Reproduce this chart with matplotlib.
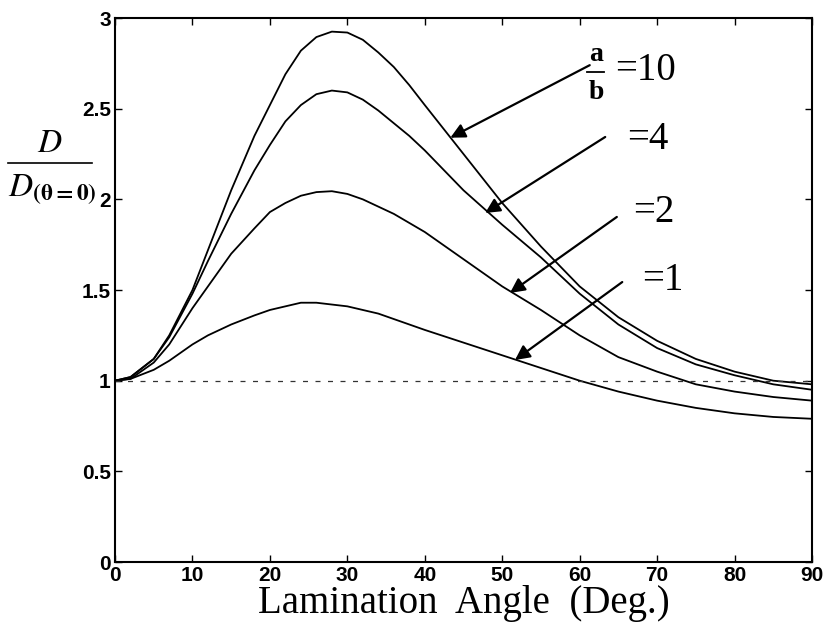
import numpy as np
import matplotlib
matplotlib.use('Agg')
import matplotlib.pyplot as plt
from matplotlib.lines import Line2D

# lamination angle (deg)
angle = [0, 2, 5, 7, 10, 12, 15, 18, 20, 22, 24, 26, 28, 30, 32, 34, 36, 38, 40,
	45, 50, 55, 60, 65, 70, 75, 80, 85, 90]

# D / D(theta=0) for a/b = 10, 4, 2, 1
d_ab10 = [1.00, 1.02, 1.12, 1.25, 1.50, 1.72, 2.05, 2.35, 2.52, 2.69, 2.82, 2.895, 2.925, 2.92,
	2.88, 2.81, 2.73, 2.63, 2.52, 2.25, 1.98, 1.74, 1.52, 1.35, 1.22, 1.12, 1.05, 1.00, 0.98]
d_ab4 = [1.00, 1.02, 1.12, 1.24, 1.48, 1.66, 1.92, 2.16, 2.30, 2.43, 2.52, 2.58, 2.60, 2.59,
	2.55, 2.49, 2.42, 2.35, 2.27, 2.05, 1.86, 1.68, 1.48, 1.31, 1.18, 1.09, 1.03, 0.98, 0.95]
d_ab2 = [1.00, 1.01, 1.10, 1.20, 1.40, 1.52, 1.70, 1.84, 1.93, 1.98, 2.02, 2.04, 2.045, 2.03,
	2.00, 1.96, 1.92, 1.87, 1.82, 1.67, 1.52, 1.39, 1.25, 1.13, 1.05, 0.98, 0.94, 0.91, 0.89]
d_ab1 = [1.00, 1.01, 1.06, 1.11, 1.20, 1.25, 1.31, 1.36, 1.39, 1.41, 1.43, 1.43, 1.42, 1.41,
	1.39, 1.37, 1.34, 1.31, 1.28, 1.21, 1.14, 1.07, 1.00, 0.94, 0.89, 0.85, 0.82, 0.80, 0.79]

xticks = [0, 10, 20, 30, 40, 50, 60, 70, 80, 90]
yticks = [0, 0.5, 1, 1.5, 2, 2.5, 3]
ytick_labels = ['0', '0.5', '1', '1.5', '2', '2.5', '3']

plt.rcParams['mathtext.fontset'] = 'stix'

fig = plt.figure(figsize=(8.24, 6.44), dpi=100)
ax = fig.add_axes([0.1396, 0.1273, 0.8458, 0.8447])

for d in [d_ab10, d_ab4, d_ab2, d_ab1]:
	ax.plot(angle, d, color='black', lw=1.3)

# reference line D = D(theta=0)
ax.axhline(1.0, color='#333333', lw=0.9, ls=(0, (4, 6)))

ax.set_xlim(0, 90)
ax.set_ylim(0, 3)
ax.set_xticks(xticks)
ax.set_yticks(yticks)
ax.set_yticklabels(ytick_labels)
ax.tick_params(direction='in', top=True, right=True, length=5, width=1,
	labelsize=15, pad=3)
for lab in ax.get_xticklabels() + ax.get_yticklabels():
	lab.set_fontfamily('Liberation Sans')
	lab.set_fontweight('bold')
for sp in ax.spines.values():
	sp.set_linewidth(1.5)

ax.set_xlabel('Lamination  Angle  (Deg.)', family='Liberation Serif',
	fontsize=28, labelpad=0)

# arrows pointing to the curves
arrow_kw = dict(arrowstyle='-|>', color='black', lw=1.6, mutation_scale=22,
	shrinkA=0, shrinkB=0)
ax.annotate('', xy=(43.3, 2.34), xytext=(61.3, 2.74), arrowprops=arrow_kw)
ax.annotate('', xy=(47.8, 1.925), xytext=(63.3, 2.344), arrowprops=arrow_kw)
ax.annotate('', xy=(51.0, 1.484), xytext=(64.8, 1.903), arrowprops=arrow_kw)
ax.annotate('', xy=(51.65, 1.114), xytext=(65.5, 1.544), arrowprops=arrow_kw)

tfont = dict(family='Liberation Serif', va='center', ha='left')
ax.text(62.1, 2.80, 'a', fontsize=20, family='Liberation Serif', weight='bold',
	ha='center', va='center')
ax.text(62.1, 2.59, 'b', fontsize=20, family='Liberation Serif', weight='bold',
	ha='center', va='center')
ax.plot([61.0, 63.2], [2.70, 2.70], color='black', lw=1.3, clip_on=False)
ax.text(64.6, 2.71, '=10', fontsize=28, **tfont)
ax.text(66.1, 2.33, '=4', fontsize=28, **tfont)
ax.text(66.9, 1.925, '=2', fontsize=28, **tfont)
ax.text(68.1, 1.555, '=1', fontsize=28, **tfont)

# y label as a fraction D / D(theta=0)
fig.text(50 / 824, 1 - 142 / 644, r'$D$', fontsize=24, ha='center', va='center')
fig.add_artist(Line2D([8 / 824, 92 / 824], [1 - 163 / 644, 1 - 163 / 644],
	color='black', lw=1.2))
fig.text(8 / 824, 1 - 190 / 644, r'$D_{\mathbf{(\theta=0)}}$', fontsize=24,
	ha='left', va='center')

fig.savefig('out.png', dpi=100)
━━━━━━━━━━
> _WRITTEN TASK_
Transcribe the opening line of the listing above, please, and every line after it through the line with "ax.axhline(1.0, color='#333333', lw=0.9, ls=(0, (4, 6)))", word for word, without pictures.

> _REPLY TO THE TASK_
Reproduce this chart with matplotlib.
import numpy as np
import matplotlib
matplotlib.use('Agg')
import matplotlib.pyplot as plt
from matplotlib.lines import Line2D

# lamination angle (deg)
angle = [0, 2, 5, 7, 10, 12, 15, 18, 20, 22, 24, 26, 28, 30, 32, 34, 36, 38, 40,
	45, 50, 55, 60, 65, 70, 75, 80, 85, 90]

# D / D(theta=0) for a/b = 10, 4, 2, 1
d_ab10 = [1.00, 1.02, 1.12, 1.25, 1.50, 1.72, 2.05, 2.35, 2.52, 2.69, 2.82, 2.895, 2.925, 2.92,
	2.88, 2.81, 2.73, 2.63, 2.52, 2.25, 1.98, 1.74, 1.52, 1.35, 1.22, 1.12, 1.05, 1.00, 0.98]
d_ab4 = [1.00, 1.02, 1.12, 1.24, 1.48, 1.66, 1.92, 2.16, 2.30, 2.43, 2.52, 2.58, 2.60, 2.59,
	2.55, 2.49, 2.42, 2.35, 2.27, 2.05, 1.86, 1.68, 1.48, 1.31, 1.18, 1.09, 1.03, 0.98, 0.95]
d_ab2 = [1.00, 1.01, 1.10, 1.20, 1.40, 1.52, 1.70, 1.84, 1.93, 1.98, 2.02, 2.04, 2.045, 2.03,
	2.00, 1.96, 1.92, 1.87, 1.82, 1.67, 1.52, 1.39, 1.25, 1.13, 1.05, 0.98, 0.94, 0.91, 0.89]
d_ab1 = [1.00, 1.01, 1.06, 1.11, 1.20, 1.25, 1.31, 1.36, 1.39, 1.41, 1.43, 1.43, 1.42, 1.41,
	1.39, 1.37, 1.34, 1.31, 1.28, 1.21, 1.14, 1.07, 1.00, 0.94, 0.89, 0.85, 0.82, 0.80, 0.79]

xticks = [0, 10, 20, 30, 40, 50, 60, 70, 80, 90]
yticks = [0, 0.5, 1, 1.5, 2, 2.5, 3]
ytick_labels = ['0', '0.5', '1', '1.5', '2', '2.5', '3']

plt.rcParams['mathtext.fontset'] = 'stix'

fig = plt.figure(figsize=(8.24, 6.44), dpi=100)
ax = fig.add_axes([0.1396, 0.1273, 0.8458, 0.8447])

for d in [d_ab10, d_ab4, d_ab2, d_ab1]:
	ax.plot(angle, d, color='black', lw=1.3)

# reference line D = D(theta=0)
ax.axhline(1.0, color='#333333', lw=0.9, ls=(0, (4, 6)))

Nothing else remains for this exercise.